- GIVEN EXERCISE:
Below is a listing to transcribe in full and exactly; keep the pictures out.

- INFORMATION SHOWN:
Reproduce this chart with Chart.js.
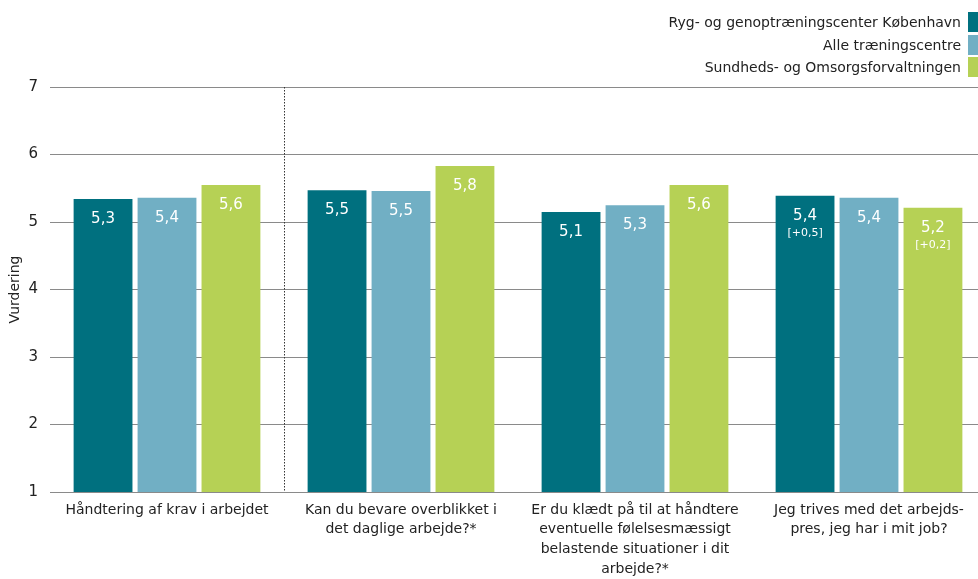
<!DOCTYPE html>
<html>
<head>
<meta charset="utf-8">
<script src="https://cdn.jsdelivr.net/npm/chart.js@4"></script>
<style>
    html, body { margin: 0; padding: 0; background: #fff; overflow: hidden; }
    #wrap { position: relative; width: 978px; height: 579px; overflow: hidden; }
    #box { position: absolute; left: 0; top: 0; width: 986px; height: 579px; }
    #legend { position: absolute; right: 0; top: 11px; font-family: "DejaVu Sans", sans-serif; font-size: 14px; color: #222; }
    .leg-row { display: flex; justify-content: flex-end; align-items: center; height: 22.5px; }
    .leg-box { width: 10px; height: 20px; margin-left: 7px; }
</style>
</head>
<body>
<div id="wrap">
    <div id="box"><canvas id="chart"></canvas></div>
    <div id="legend"></div>
</div>
<script>
// Categories (x-axis labels, split in lines)
const categories = [
    ['Håndtering af krav i arbejdet'],
    ['Kan du bevare overblikket i', 'det daglige arbejde?*'],
    ['Er du klædt på til at håndtere', 'eventuelle følelsesmæssigt', 'belastende situationer i dit', 'arbejde?*'],
    ['Jeg trives med det arbejds-', 'pres, jeg har i mit job?']
];

// Series
const seriesNames = ['Ryg- og genoptræningscenter København', 'Alle træningscentre', 'Sundheds- og Omsorgsforvaltningen'];
const seriesColors = ['#00707f', '#71afc4', '#b6d155'];

const rygValues = [5.34, 5.47, 5.15, 5.39];
const alleValues = [5.36, 5.46, 5.25, 5.36];
const sofValues = [5.55, 5.83, 5.55, 5.21];

const rygLabels = ['5,3', '5,5', '5,1', '5,4'];
const alleLabels = ['5,4', '5,5', '5,3', '5,4'];
const sofLabels = ['5,6', '5,8', '5,6', '5,2'];

// Change since last time (shown under the value)
const rygChange = ['', '', '', '[+0,5]'];
const alleChange = ['', '', '', ''];
const sofChange = ['', '', '', '[+0,2]'];

const yTicks = [1, 2, 3, 4, 5, 6, 7];

const FONT = '"DejaVu Sans", sans-serif';

// HTML legend
const legendEl = document.getElementById('legend');
legendEl.innerHTML = seriesNames.map((name, i) =>
    '<div class="leg-row"><span>' + name + '</span><span class="leg-box" style="background:' + seriesColors[i] + '"></span></div>'
).join('');

// Dotted separator after the first category
const separatorPlugin = {
    id: 'separator',
    beforeDatasetsDraw(chart) {
        const x = chart.scales.x;
        const area = chart.chartArea;
        const px = (x.getPixelForValue(0) + x.getPixelForValue(1)) / 2;
        const ctx = chart.ctx;
        ctx.save();
        ctx.strokeStyle = '#333';
        ctx.lineWidth = 1;
        ctx.setLineDash([1.5, 1.5]);
        ctx.beginPath();
        ctx.moveTo(Math.round(px) + 0.5, area.top);
        ctx.lineTo(Math.round(px) + 0.5, area.bottom);
        ctx.stroke();
        ctx.restore();
    }
};

// Value labels inside the bars
const valueLabelPlugin = {
    id: 'valueLabels',
    afterDatasetsDraw(chart) {
        const ctx = chart.ctx;
        ctx.save();
        ctx.fillStyle = '#fff';
        ctx.textAlign = 'center';
        ctx.textBaseline = 'middle';
        chart.data.datasets.forEach((ds, di) => {
            chart.getDatasetMeta(di).data.forEach((bar, i) => {
                ctx.font = '15px ' + FONT;
                ctx.fillText(ds.valueLabels[i], bar.x, bar.y + 20);
                if (ds.changeLabels[i]) {
                    ctx.font = '11px ' + FONT;
                    ctx.fillText(ds.changeLabels[i], bar.x, bar.y + 37);
                }
            });
        });
        ctx.restore();
    }
};

const ctx = document.getElementById('chart').getContext('2d');
new Chart(ctx, {
    type: 'bar',
    data: {
        labels: categories,
        datasets: [
            { label: seriesNames[0], data: rygValues, backgroundColor: seriesColors[0], valueLabels: rygLabels, changeLabels: rygChange },
            { label: seriesNames[1], data: alleValues, backgroundColor: seriesColors[1], valueLabels: alleLabels, changeLabels: alleChange },
            { label: seriesNames[2], data: sofValues, backgroundColor: seriesColors[2], valueLabels: sofLabels, changeLabels: sofChange }
        ]
    },
    options: {
        responsive: true,
        maintainAspectRatio: false,
        animation: false,
        categoryPercentage: 0.82,
        barPercentage: 0.92,
        layout: { padding: { top: 87, right: 0, left: 0, bottom: 0 } },
        plugins: {
            legend: { display: false },
            tooltip: { enabled: false }
        },
        scales: {
            x: {
                grid: { display: false },
                border: { display: true, color: '#8a8a8a' },
                ticks: {
                    color: '#222',
                    font: { family: FONT, size: 14, lineHeight: 1.41 },
                    maxRotation: 0,
                    autoSkip: false,
                    padding: 0
                },
                afterFit(scale) { scale.height = 87; }
            },
            y: {
                min: 1,
                max: 7,
                afterBuildTicks(scale) { scale.ticks = yTicks.map(v => ({ value: v })); },
                grid: { color: '#8a8a8a', drawTicks: false },
                border: { display: false },
                ticks: {
                    color: '#222',
                    font: { family: FONT, size: 15 },
                    padding: 12
                },
                title: {
                    display: true,
                    text: 'Vurdering',
                    color: '#222',
                    font: { family: FONT, size: 14 },
                    padding: { top: 7, bottom: 0 }
                },
                afterFit(scale) { scale.width = 50; }
            }
        }
    },
    plugins: [separatorPlugin, valueLabelPlugin]
});
</script>
</body>
</html>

- WRITTEN RESPONSE:
Reproduce this chart with Chart.js.
<!DOCTYPE html>
<html>
<head>
<meta charset="utf-8">
<script src="https://cdn.jsdelivr.net/npm/chart.js@4"></script>
<style>
    html, body { margin: 0; padding: 0; background: #fff; overflow: hidden; }
    #wrap { position: relative; width: 978px; height: 579px; overflow: hidden; }
    #box { position: absolute; left: 0; top: 0; width: 986px; height: 579px; }
    #legend { position: absolute; right: 0; top: 11px; font-family: "DejaVu Sans", sans-serif; font-size: 14px; color: #222; }
    .leg-row { display: flex; justify-content: flex-end; align-items: center; height: 22.5px; }
    .leg-box { width: 10px; height: 20px; margin-left: 7px; }
</style>
</head>
<body>
<div id="wrap">
    <div id="box"><canvas id="chart"></canvas></div>
    <div id="legend"></div>
</div>
<script>
// Categories (x-axis labels, split in lines)
const categories = [
    ['Håndtering af krav i arbejdet'],
    ['Kan du bevare overblikket i', 'det daglige arbejde?*'],
    ['Er du klædt på til at håndtere', 'eventuelle følelsesmæssigt', 'belastende situationer i dit', 'arbejde?*'],
    ['Jeg trives med det arbejds-', 'pres, jeg har i mit job?']
];

// Series
const seriesNames = ['Ryg- og genoptræningscenter København', 'Alle træningscentre', 'Sundheds- og Omsorgsforvaltningen'];
const seriesColors = ['#00707f', '#71afc4', '#b6d155'];

const rygValues = [5.34, 5.47, 5.15, 5.39];
const alleValues = [5.36, 5.46, 5.25, 5.36];
const sofValues = [5.55, 5.83, 5.55, 5.21];

const rygLabels = ['5,3', '5,5', '5,1', '5,4'];
const alleLabels = ['5,4', '5,5', '5,3', '5,4'];
const sofLabels = ['5,6', '5,8', '5,6', '5,2'];

// Change since last time (shown under the value)
const rygChange = ['', '', '', '[+0,5]'];
const alleChange = ['', '', '', ''];
const sofChange = ['', '', '', '[+0,2]'];

const yTicks = [1, 2, 3, 4, 5, 6, 7];

const FONT = '"DejaVu Sans", sans-serif';

// HTML legend
const legendEl = document.getElementById('legend');
legendEl.innerHTML = seriesNames.map((name, i) =>
    '<div class="leg-row"><span>' + name + '</span><span class="leg-box" style="background:' + seriesColors[i] + '"></span></div>'
).join('');

// Dotted separator after the first category
const separatorPlugin = {
    id: 'separator',
    beforeDatasetsDraw(chart) {
        const x = chart.scales.x;
        const area = chart.chartArea;
        const px = (x.getPixelForValue(0) + x.getPixelForValue(1)) / 2;
        const ctx = chart.ctx;
        ctx.save();
        ctx.strokeStyle = '#333';
        ctx.lineWidth = 1;
        ctx.setLineDash([1.5, 1.5]);
        ctx.beginPath();
        ctx.moveTo(Math.round(px) + 0.5, area.top);
        ctx.lineTo(Math.round(px) + 0.5, area.bottom);
        ctx.stroke();
        ctx.restore();
    }
};

// Value labels inside the bars
const valueLabelPlugin = {
    id: 'valueLabels',
    afterDatasetsDraw(chart) {
        const ctx = chart.ctx;
        ctx.save();
        ctx.fillStyle = '#fff';
        ctx.textAlign = 'center';
        ctx.textBaseline = 'middle';
        chart.data.datasets.forEach((ds, di) => {
            chart.getDatasetMeta(di).data.forEach((bar, i) => {
                ctx.font = '15px ' + FONT;
                ctx.fillText(ds.valueLabels[i], bar.x, bar.y + 20);
                if (ds.changeLabels[i]) {
                    ctx.font = '11px ' + FONT;
                    ctx.fillText(ds.changeLabels[i], bar.x, bar.y + 37);
                }
            });
        });
        ctx.restore();
    }
};

const ctx = document.getElementById('chart').getContext('2d');
new Chart(ctx, {
    type: 'bar',
    data: {
        labels: categories,
        datasets: [
            { label: seriesNames[0], data: rygValues, backgroundColor: seriesColors[0], valueLabels: rygLabels, changeLabels: rygChange },
            { label: seriesNames[1], data: alleValues, backgroundColor: seriesColors[1], valueLabels: alleLabels, changeLabels: alleChange },
            { label: seriesNames[2], data: sofValues, backgroundColor: seriesColors[2], valueLabels: sofLabels, changeLabels: sofChange }
        ]
    },
    options: {
        responsive: true,
        maintainAspectRatio: false,
        animation: false,
        categoryPercentage: 0.82,
        barPercentage: 0.92,
        layout: { padding: { top: 87, right: 0, left: 0, bottom: 0 } },
        plugins: {
            legend: { display: false },
            tooltip: { enabled: false }
        },
        scales: {
            x: {
                grid: { display: false },
                border: { display: true, color: '#8a8a8a' },
                ticks: {
                    color: '#222',
                    font: { family: FONT, size: 14, lineHeight: 1.41 },
                    maxRotation: 0,
                    autoSkip: false,
                    padding: 0
                },
                afterFit(scale) { scale.height = 87; }
            },
            y: {
                min: 1,
                max: 7,
                afterBuildTicks(scale) { scale.ticks = yTicks.map(v => ({ value: v })); },
                grid: { color: '#8a8a8a', drawTicks: false },
                border: { display: false },
                ticks: {
                    color: '#222',
                    font: { family: FONT, size: 15 },
                    padding: 12
                },
                title: {
                    display: true,
                    text: 'Vurdering',
                    color: '#222',
                    font: { family: FONT, size: 14 },
                    padding: { top: 7, bottom: 0 }
                },
                afterFit(scale) { scale.width = 50; }
            }
        }
    },
    plugins: [separatorPlugin, valueLabelPlugin]
});
</script>
</body>
</html>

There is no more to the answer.